While a computer simulation may not represent a true coin, you can get an intuitive sense when an actual coin is not fair. For instance, if you flip a coin thirty times and the results are all heads, you should start to suspect that something is not right with the coin. The probability of this happening is quite small.
The final step in our experiment is to increase the number of trials and compare the probability to the expected probability (50%). To do this, we'll need one other command:
table(sample(c("heads","tails"), 10, replace=TRUE))
The table() function tabulates the frequencies of the random numbers. Run it several times to see how it changes.
To display the results as percentages, wrap the table() command in prop.table():
prop.table(table(sample(c("heads","tails"), 10, replace=TRUE))))
If you run this command several times, you'll it doesn't always generate a 50/50 split between heads and tails. You'll see a mix of 40/60, 60/40, 50/50, 30/70, 70/30, and maybe even a few 20/80 or 80/20 splits.

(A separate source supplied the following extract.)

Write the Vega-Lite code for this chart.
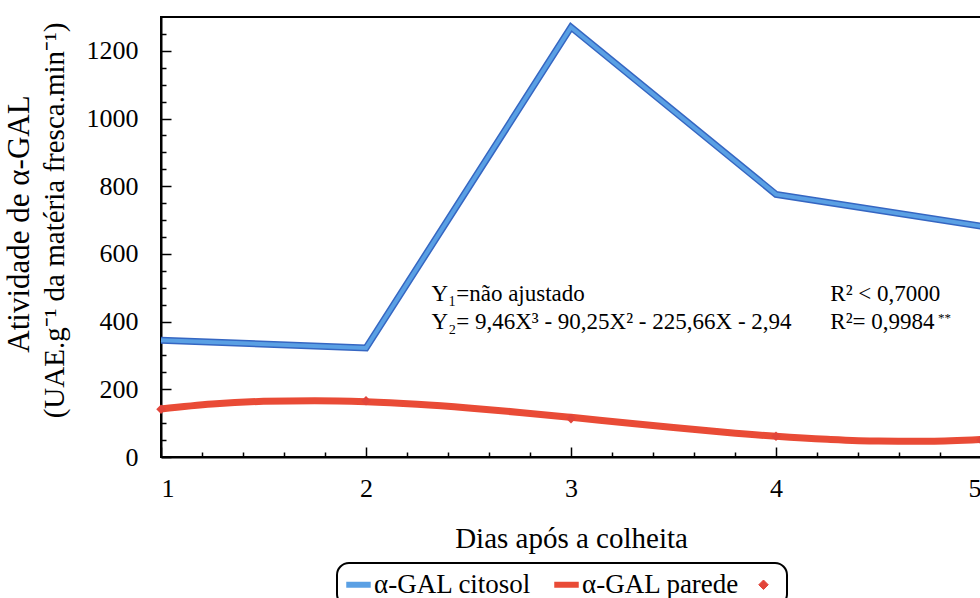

The next step is to increase the number of trials to 1000, instead of 10:
prop.table(table(sample(c("heads","tails"), 1000, replace=TRUE))))
As you run this command several times, you'll notice the precision change from one decimal point to three. The percentages are converging to the 50% expected probabilities. You'll see some variance because the sample size (1000) is still small. Next, try 10,000:
prop.table(table(sample(c("heads","tails"), 10000, replace=TRUE)))
Run this several times and you'll notice that the percentages are getting even closer to 50%. For the final step, run it with the number of trials at 1,000,000:
prop.table(table(sample(c("heads","tails"), 1000000, replace=TRUE)))
Once again, you'll see that the convergence to the expected probability of 50% is even greater.
You could try to increase the number of trials even more, but you won't see too much variance when you do. The online interpreters will likely timeout as the numbers are too big.
Conclusion
This tutorial touches on the basics of how to implement a coin toss experiment in R. The concepts will be similar in other languages. Find the instructions to generate random numbers and create frequencies on the results.